> _Stated task_
Scan the data below and pick out the lines containing the word "that".

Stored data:

====================

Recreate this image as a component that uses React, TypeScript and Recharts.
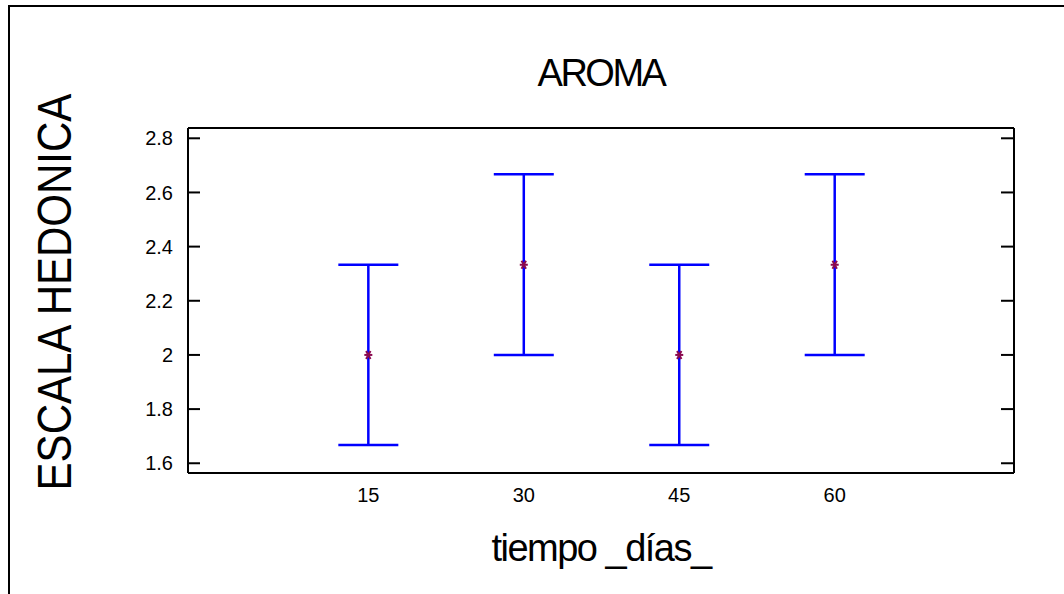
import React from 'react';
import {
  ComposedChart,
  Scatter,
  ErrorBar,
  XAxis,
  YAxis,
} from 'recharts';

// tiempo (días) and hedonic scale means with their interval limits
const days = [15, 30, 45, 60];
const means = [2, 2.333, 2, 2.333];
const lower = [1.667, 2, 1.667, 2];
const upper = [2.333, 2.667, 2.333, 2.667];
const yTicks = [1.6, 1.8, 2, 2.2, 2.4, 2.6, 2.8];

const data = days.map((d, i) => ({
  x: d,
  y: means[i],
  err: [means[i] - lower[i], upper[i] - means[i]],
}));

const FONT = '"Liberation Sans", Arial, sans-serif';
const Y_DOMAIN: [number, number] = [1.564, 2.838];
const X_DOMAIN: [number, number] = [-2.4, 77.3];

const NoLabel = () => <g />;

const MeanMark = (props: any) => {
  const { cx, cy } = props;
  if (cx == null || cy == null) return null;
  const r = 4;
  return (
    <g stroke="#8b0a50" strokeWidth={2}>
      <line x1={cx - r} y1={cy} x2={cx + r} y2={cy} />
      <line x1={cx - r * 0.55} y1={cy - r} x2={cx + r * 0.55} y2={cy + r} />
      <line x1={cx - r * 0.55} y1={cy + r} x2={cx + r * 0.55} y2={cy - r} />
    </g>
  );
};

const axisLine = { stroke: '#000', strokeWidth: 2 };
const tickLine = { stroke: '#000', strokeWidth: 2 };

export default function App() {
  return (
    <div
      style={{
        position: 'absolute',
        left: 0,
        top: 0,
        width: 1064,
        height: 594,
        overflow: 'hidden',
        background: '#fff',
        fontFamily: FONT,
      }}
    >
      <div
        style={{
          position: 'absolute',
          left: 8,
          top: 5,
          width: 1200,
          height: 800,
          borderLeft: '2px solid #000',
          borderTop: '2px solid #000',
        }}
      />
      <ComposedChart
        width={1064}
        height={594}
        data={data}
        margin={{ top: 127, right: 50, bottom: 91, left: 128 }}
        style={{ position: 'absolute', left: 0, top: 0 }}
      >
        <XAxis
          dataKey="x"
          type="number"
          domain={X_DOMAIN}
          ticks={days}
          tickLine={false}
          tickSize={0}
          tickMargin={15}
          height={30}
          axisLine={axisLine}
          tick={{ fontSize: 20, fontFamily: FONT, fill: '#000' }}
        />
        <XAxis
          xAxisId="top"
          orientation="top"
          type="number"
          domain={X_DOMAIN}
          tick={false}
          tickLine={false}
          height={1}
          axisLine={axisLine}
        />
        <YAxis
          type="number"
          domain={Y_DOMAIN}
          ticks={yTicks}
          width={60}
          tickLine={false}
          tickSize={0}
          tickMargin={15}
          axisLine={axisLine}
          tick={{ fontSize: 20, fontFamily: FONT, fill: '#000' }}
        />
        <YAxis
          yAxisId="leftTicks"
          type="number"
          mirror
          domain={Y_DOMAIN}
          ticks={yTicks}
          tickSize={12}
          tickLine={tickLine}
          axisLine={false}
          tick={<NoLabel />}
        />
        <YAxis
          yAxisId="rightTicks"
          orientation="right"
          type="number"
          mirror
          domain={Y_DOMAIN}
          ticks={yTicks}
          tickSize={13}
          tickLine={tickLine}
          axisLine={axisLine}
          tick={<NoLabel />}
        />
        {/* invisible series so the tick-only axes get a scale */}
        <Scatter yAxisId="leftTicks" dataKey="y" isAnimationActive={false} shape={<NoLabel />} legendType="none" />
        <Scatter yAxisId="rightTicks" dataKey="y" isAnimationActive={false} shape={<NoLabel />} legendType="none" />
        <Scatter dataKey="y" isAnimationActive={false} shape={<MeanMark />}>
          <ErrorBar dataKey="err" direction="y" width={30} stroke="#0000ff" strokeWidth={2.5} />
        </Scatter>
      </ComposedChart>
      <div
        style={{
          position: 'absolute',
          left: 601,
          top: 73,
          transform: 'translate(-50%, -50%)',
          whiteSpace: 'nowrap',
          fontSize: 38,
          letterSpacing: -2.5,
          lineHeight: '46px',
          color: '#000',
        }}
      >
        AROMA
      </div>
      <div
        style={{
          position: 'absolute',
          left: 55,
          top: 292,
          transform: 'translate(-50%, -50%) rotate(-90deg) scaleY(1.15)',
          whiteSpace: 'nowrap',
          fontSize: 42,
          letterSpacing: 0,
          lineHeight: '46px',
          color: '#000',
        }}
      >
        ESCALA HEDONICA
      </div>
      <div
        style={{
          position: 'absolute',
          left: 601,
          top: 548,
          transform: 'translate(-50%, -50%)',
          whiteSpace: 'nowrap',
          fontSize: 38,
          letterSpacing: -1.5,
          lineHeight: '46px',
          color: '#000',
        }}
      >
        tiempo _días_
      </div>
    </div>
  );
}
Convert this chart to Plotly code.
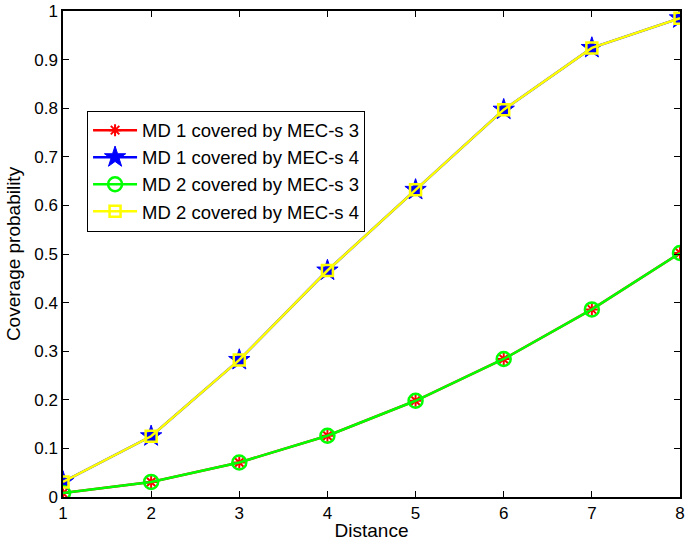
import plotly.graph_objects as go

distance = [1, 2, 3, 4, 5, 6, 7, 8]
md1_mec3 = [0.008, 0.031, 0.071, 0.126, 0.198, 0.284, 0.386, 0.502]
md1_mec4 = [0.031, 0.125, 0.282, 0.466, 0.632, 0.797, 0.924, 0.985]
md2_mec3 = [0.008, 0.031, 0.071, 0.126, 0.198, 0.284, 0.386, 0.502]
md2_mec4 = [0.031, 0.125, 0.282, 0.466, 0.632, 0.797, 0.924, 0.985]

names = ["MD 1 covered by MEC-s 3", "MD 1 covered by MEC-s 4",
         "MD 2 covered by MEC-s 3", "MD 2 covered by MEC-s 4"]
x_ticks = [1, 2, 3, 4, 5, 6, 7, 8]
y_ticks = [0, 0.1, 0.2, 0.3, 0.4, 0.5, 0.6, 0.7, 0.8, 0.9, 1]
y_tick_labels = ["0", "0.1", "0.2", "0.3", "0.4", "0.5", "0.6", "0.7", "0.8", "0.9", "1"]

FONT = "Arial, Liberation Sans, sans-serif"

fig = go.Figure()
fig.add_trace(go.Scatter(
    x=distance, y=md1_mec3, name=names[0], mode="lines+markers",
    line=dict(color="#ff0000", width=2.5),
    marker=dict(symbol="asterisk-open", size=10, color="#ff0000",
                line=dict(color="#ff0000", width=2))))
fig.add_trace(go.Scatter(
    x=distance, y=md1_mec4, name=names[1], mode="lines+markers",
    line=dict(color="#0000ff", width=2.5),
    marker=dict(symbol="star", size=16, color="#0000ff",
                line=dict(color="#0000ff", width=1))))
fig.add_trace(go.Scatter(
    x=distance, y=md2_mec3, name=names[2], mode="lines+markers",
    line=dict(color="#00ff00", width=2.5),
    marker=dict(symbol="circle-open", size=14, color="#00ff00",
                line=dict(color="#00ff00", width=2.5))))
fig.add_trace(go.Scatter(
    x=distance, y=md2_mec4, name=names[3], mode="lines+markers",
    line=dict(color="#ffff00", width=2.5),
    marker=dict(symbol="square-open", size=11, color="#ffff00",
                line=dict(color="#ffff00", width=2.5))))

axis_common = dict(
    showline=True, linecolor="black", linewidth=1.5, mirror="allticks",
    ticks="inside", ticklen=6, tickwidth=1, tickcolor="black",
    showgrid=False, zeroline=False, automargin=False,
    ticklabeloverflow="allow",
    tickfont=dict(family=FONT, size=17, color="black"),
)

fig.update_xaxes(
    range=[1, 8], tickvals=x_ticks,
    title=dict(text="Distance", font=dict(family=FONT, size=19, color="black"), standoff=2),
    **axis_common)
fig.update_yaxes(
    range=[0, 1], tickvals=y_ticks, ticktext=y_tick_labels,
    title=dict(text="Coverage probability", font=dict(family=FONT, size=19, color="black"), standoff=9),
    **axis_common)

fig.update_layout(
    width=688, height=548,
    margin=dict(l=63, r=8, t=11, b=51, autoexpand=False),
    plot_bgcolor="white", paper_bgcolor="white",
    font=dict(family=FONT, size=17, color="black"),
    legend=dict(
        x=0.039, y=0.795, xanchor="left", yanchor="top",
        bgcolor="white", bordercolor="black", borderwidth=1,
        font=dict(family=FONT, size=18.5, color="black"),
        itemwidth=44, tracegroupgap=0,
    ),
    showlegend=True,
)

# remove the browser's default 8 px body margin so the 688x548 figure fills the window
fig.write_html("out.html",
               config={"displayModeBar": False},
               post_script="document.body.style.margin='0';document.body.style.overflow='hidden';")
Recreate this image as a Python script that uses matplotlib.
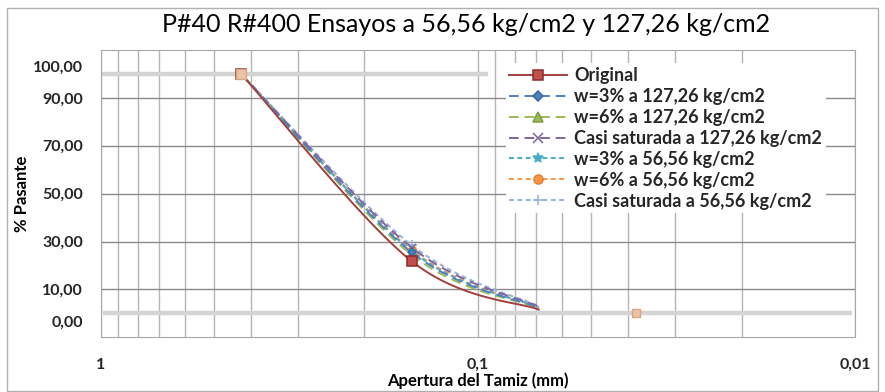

====================

> _Reply to the exercise_
Recreate this image as a component that uses React, TypeScript and Recharts.
Recreate this image as a Python script that uses matplotlib.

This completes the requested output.